Ricordo con piacere le “avventurose” attraversate in barca, alla ricerca di qualche particolare e favorevole luogo di pesca. A guidare le spedizioni fu diverse volte il vecchio amico di mio papà Emilio, espertissimo conoscitore del fiume. Il tipico “barcè” – adatto, per la sua forma allungata e stretta, a solcare i fiumi – scivolava leggero a filo d’acqua, rivelando via via incantevoli scorci e limpidissimi giochi di luce. Tuttavia, la navigazione richiedeva, da parte di tutti, molta cautela nei movimenti, nonché un certo silenzio per non spaventare i pesci. E qui, la mia moderata vivacità adolescenziale, si scontrava talvolta con queste superiori esigenze: ma non fu mai mio padre a richiamarmi all’ordine, ma la sorniona e ferma autorità di Emilio! (E questa sublime pazienza di mio padre si manifestò, nel tempo, sia nella navigazione in barca e sia soprattutto nelle relazioni personali in banca e in famiglia). Due erano poi gli sfoghi naturali di questa forzata “compressione”: la degustazione della buona e classica merenda preparata dalla mamma (anche se mio padre fu un ottimo cuoco, da cui ho ereditato la passione per la cucina); e la sosta verso sera, su qualche lembo ghiaioso, per lanciare piccoli sassi.

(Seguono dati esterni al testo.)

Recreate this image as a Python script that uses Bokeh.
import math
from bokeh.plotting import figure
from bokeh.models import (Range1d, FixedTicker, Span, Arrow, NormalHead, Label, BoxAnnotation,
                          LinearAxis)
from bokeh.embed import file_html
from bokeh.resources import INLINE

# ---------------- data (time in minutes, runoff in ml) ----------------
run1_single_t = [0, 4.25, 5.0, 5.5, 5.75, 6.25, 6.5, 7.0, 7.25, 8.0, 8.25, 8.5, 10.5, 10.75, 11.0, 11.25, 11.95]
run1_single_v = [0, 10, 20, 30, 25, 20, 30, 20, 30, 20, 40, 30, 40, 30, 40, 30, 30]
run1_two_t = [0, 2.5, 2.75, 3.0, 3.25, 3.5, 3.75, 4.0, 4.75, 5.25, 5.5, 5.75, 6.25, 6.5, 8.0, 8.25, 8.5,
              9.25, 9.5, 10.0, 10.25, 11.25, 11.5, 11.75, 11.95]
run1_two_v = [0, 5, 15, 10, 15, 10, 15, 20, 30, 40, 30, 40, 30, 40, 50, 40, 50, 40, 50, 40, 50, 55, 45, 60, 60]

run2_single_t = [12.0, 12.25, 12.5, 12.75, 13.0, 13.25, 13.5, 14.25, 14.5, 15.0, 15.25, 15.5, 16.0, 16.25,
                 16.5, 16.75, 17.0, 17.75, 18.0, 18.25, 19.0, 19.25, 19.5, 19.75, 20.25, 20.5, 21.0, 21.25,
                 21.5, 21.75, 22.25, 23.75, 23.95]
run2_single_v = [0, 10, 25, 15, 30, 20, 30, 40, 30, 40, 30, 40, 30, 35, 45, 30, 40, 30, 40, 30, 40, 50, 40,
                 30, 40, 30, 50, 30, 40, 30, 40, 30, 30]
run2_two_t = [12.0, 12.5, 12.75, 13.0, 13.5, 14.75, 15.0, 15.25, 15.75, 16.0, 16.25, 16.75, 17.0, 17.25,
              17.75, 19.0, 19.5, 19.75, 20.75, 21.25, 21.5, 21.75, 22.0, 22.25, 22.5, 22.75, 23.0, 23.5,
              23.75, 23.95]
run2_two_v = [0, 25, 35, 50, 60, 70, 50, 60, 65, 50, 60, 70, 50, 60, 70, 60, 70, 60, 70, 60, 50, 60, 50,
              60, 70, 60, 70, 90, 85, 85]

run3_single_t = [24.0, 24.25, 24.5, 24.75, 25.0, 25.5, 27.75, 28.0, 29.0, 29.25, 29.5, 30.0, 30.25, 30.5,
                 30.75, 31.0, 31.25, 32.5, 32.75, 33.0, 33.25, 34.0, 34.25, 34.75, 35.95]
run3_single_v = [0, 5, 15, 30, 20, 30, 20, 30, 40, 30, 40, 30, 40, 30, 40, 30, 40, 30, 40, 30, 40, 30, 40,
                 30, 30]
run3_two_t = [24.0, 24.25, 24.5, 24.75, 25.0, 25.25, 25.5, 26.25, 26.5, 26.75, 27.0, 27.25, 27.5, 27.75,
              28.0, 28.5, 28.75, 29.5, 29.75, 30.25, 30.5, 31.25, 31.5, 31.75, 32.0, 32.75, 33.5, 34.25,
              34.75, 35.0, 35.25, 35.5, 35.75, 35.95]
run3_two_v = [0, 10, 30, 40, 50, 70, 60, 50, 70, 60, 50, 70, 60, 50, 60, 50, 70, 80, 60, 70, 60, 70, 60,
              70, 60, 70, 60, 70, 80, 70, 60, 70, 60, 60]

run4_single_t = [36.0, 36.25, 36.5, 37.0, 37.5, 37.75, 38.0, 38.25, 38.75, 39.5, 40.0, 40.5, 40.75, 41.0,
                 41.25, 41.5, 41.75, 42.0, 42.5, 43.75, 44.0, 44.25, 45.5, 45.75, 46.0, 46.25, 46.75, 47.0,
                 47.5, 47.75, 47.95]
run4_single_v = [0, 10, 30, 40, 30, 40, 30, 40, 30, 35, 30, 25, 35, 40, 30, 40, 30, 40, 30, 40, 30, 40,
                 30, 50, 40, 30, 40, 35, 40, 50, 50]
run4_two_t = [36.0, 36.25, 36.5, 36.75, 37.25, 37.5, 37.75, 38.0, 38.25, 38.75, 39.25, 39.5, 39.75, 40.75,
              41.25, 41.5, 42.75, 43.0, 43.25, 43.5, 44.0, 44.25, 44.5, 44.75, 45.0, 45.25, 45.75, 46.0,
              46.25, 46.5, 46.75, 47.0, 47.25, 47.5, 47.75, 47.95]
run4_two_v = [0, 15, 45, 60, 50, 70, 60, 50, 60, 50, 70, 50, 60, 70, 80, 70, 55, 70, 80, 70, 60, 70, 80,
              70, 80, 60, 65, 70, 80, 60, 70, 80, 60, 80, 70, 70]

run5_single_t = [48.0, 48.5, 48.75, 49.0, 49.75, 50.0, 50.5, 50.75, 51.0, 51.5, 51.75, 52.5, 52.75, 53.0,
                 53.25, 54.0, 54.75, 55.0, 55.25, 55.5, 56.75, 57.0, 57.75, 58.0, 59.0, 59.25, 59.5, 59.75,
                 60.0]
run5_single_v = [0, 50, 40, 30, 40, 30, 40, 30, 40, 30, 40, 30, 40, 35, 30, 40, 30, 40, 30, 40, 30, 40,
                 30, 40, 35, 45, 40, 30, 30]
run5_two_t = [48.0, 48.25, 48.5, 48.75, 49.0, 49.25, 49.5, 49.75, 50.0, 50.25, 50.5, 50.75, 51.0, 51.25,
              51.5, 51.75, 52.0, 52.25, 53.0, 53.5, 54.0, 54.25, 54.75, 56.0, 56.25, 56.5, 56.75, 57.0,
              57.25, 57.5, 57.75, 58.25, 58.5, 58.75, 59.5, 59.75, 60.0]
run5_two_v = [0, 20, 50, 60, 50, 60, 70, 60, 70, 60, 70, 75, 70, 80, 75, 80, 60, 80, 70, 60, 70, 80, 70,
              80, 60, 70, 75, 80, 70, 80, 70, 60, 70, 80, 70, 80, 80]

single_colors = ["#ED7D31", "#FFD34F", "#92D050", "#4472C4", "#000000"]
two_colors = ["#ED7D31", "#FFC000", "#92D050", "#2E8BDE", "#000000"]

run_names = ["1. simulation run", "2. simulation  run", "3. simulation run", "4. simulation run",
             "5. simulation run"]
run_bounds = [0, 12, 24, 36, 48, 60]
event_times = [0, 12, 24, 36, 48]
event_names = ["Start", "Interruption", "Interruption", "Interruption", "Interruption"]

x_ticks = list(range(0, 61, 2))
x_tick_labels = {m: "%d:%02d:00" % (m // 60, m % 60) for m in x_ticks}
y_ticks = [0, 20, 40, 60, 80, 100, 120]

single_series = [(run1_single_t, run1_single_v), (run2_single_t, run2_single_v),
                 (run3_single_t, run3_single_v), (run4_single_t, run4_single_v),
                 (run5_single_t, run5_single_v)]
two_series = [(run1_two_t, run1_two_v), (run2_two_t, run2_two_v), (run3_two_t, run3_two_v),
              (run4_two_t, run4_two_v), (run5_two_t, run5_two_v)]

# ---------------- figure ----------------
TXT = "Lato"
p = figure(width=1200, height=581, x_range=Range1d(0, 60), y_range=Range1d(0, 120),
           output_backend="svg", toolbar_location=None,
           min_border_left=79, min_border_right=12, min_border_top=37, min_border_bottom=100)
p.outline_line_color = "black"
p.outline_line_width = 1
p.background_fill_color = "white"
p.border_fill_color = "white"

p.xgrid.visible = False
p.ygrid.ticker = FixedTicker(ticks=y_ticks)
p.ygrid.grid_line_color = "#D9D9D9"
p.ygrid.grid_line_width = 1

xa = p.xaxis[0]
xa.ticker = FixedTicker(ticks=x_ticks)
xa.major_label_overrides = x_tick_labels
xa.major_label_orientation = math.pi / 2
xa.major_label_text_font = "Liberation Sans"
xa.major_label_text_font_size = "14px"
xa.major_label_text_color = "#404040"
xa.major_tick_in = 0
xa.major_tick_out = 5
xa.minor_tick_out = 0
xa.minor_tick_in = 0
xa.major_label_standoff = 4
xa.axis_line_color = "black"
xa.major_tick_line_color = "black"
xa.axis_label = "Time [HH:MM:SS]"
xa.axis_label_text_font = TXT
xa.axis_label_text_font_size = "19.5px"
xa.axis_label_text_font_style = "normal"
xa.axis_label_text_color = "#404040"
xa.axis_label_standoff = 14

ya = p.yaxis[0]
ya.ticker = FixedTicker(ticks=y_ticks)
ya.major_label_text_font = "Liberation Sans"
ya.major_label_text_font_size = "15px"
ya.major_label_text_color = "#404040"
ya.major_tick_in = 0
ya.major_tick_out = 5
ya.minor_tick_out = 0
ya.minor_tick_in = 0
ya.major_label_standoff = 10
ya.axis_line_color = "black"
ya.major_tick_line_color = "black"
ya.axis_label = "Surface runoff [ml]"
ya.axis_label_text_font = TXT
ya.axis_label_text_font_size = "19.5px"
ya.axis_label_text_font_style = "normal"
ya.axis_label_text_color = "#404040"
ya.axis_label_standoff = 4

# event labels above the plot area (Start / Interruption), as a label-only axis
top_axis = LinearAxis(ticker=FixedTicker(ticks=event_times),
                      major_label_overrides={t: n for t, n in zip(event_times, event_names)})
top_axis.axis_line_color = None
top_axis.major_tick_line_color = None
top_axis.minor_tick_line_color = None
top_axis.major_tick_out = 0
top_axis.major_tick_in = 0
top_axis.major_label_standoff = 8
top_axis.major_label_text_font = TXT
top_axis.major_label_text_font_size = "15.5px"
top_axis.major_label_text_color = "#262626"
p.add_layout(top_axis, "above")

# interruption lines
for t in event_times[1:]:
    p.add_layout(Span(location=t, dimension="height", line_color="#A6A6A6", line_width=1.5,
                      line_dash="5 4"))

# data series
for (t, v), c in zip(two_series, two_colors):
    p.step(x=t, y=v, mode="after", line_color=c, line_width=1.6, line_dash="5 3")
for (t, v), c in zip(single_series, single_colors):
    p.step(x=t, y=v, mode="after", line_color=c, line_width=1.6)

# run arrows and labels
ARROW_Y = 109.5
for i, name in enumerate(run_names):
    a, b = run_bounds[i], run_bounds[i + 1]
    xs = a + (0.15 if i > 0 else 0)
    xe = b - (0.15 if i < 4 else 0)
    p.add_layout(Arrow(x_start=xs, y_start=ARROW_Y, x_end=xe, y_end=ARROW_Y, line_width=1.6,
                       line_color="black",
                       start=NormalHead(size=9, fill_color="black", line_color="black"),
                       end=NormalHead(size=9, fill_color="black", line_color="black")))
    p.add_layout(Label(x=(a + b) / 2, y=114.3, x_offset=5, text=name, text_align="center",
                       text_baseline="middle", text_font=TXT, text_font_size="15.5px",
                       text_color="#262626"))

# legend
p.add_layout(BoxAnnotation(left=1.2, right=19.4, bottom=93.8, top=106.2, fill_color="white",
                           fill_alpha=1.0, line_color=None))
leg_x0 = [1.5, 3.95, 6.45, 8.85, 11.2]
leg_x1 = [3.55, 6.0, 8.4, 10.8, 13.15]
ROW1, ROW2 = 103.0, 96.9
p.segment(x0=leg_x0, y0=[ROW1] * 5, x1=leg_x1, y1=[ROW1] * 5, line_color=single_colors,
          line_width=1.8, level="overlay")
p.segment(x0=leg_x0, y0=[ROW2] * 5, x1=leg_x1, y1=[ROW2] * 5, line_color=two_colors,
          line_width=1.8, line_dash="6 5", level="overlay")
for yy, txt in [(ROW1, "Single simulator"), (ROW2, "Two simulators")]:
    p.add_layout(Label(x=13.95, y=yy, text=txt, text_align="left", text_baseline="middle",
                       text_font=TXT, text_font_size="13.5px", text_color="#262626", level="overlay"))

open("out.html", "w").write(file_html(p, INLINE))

Al ritorno da quei momenti di svago, il più delle volte portammo a casa con soddisfazione il nostro bottino di pesci, che poi venivano cucinati dalla mamma con la supervisione del papà, per preparare dei gustosi carpioni con molta salvia e aceto.

Le più belle parole che voglio dedicare a mio padre sono quelle scritte dallo scrittore castelnovese Pier Angelo Soldini per il suo:

Più vado avanti con gli anni e più assomiglio a mio padre: al mio mite, caro, buon padre, così inadatto a vivere e così felice di sentirsi al mondo.